Von Patriotismus keine Spur
Eines fällt auf, wenn man sich «Deutschland. Dein Selbstporträt» anguckt: Die eingangs kurz angerissene Spaltung zwischen Deutschland-Hassern und Deutschland-Verehrern wird in Wortmanns Film weitestgehend ausgespart. Trotz der Thematik ist die Found-Footage-Dokumentation kein patriotischer Film; ganz so, als sei Wortmann gar nicht daran interessiert, Messages zu generieren. Stattdessen lässt er die vielen Äußerungen der Personen im Film für sich sprechen.
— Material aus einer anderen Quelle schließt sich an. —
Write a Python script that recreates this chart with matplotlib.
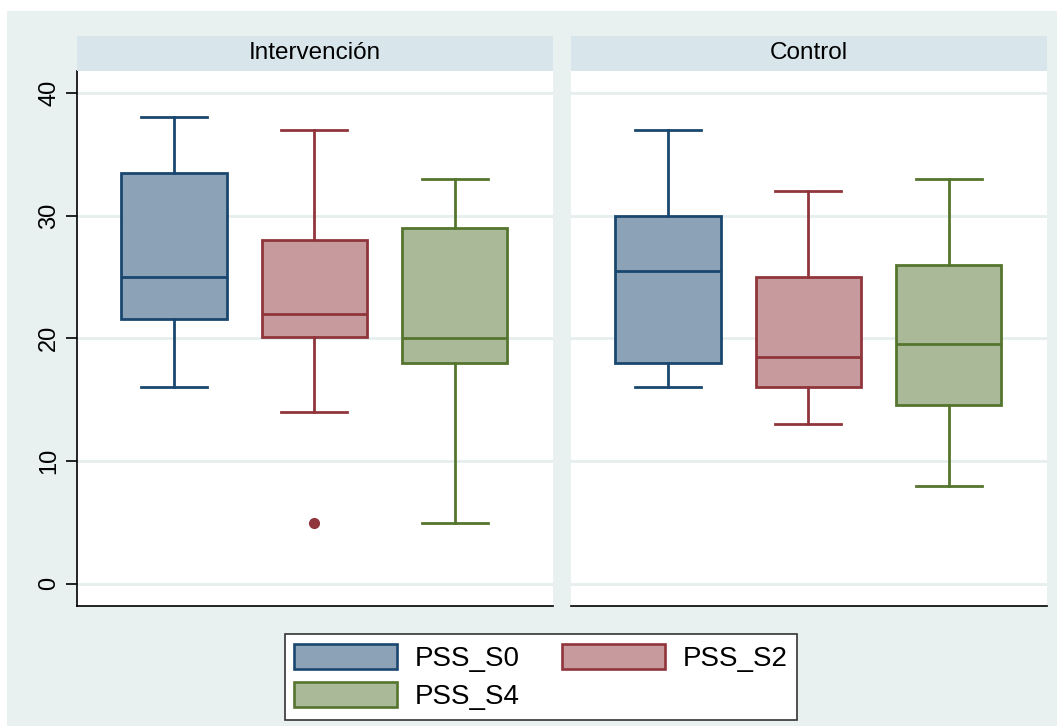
import numpy as np
import matplotlib
matplotlib.use("Agg")
from matplotlib import pyplot as plt
from matplotlib.patches import Patch, Rectangle

plt.rcParams['font.family'] = ['Liberation Sans', 'DejaVu Sans']

# five-number summaries read per group: S0, S2, S4
series = ['PSS_S0', 'PSS_S2', 'PSS_S4']
groups = ['Intervención', 'Control']

med_int = [25, 22, 20]
q1_int = [21.6, 20.1, 18]
q3_int = [33.5, 28, 29]
lo_int = [16, 14, 5]
hi_int = [38, 37, 33]
out_int = [[], [5], []]

med_ctl = [25.5, 18.5, 19.5]
q1_ctl = [18, 16, 14.6]
q3_ctl = [30, 25, 26]
lo_ctl = [16, 13, 8]
hi_ctl = [37, 32, 33]
out_ctl = [[], [], []]

edge = ['#1a476f', '#90353b', '#55752f']
fill = ['#8ca3b7', '#c79a9d', '#aab997']

W, H = 1057, 726
fig = plt.figure(figsize=(W / 100, H / 100), dpi=100, facecolor='white')

# light bluish graph region, kept behind the panels
fig.patches.append(Rectangle((7 / W, 0), 1 - 7 / W, (H - 11) / H,
                             transform=fig.transFigure, facecolor='#e8f0f0',
                             edgecolor='none', zorder=-10))


def box(px_left, px_right, top, bottom):
    return [px_left / W, (H - bottom) / H, (px_right - px_left) / W, (bottom - top) / H]


def panel(x0, x1, title, med, q1, q3, lo, hi, outs, yaxis):
    ax = fig.add_axes(box(x0, x1, 70.7, 606))
    ax.set_facecolor('white')
    stats = []
    for i in range(3):
        stats.append(dict(med=med[i], q1=q1[i], q3=q3[i], whislo=lo[i],
                          whishi=hi[i], fliers=outs[i]))
    bp = ax.bxp(stats, positions=[1, 2, 3], widths=0.75, capwidths=0.47,
                patch_artist=True, showfliers=True)
    for i in range(3):
        bp['boxes'][i].set(facecolor=fill[i], edgecolor=edge[i], linewidth=2)
        bp['medians'][i].set(color=edge[i], linewidth=2)
        for k in (2 * i, 2 * i + 1):
            bp['whiskers'][k].set(color=edge[i], linewidth=2)
            bp['caps'][k].set(color=edge[i], linewidth=2)
        bp['fliers'][i].set(marker='o', markerfacecolor=edge[i],
                            markeredgecolor=edge[i], markersize=7)
    ax.set_xlim(0.31, 3.7)
    ax.set_ylim(-1.8, 41.8)
    ax.set_yticks([0, 10, 20, 30, 40])
    ax.yaxis.grid(True, color='#e6eeee', linewidth=2)
    ax.set_axisbelow(True)
    ax.set_xticks([])
    for s in ('top', 'right'):
        ax.spines[s].set_visible(False)
    ax.spines['bottom'].set_linewidth(1.2)
    if yaxis:
        ax.spines['left'].set_linewidth(1.2)
        ax.tick_params(axis='y', direction='out', length=8, width=1.2,
                       labelsize=17, pad=4)
        for lab in ax.get_yticklabels():
            lab.set_rotation(90)
            lab.set_va('center')
    else:
        ax.spines['left'].set_visible(False)
        ax.tick_params(axis='y', length=0, labelleft=False)

    strip = fig.add_axes(box(x0, x1, 36, 70.7))
    strip.set_facecolor('#d8e5ea')
    strip.set_xticks([])
    strip.set_yticks([])
    for s in strip.spines.values():
        s.set_visible(False)
    strip.text(0.5, 0.5, title, ha='center', va='center', fontsize=17.5,
               transform=strip.transAxes)
    return ax


panel(77, 553, groups[0], med_int, q1_int, q3_int, lo_int, hi_int, out_int, True)
panel(571, 1047, groups[1], med_ctl, q1_ctl, q3_ctl, lo_ctl, hi_ctl, out_ctl, False)

handles = [Patch(facecolor=fill[i], edgecolor=edge[i], linewidth=1.9, label=series[i])
           for i in range(3)]
order = [0, 2, 1]
leg = fig.legend([handles[i] for i in order], [series[i] for i in order],
                 ncol=2, loc='center', bbox_to_anchor=(541 / W, (H - 677) / H),
                 fontsize=20, handlelength=3.7, handleheight=1.0,
                 handletextpad=0.65, columnspacing=1.5, labelspacing=0.35,
                 borderpad=0.35, fancybox=False, framealpha=1)
leg.get_frame().set_edgecolor('#333333')
leg.get_frame().set_linewidth(1.2)

fig.savefig('out.png', dpi=100, facecolor='white')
In gewisser Weise wirkt «Deutschland. Dein Selbsporträt» dadurch nicht ganz auf der Höhe der Zeit. Zum Zeitpunkt der Dreharbeiten waren Flüchtlingskrise und AFD-Irrsinn noch nicht so selbstverständlich in unseren Alltag integriert, wie heute. Eine einzige Aussage über ein Asylantenheim lässt Wortmann zu, was im Vergleich zu heute natürlich wenig erscheint. Doch dem Regisseur ist nicht an einer politischen Relevanz seines Films gelegen. Es scheint, als wolle er nicht einmal eine Liebeserklärung an das Land aussprechen, als die der Film vielleicht ursprünglich einmal gedacht war. «Deutschland. Dein Selbstporträt» ist alles und irgendwie nichts, unauffällig und bisweilen sehr berührend, mal langweilig, mal superspannend und damit ja irgendwie wie das Land selbst.
Fazit
«Deutschland. Dein Selbstporträt» beeindruckt aufgrund seiner aufwändigen Realisierung und fühlt sich dank des einzigartigen Konzepts durchgehend echt an. Der Unterhaltungswert ist für den Zuschauer allerdings stark von der Qualität der einzelnen Filmchen abhängig – sowohl inhaltlich, als auch visuell.
«Deutschland. Dein Selbstporträt» ist ab dem 14. Juli in den deutschen Kinos zu sehen!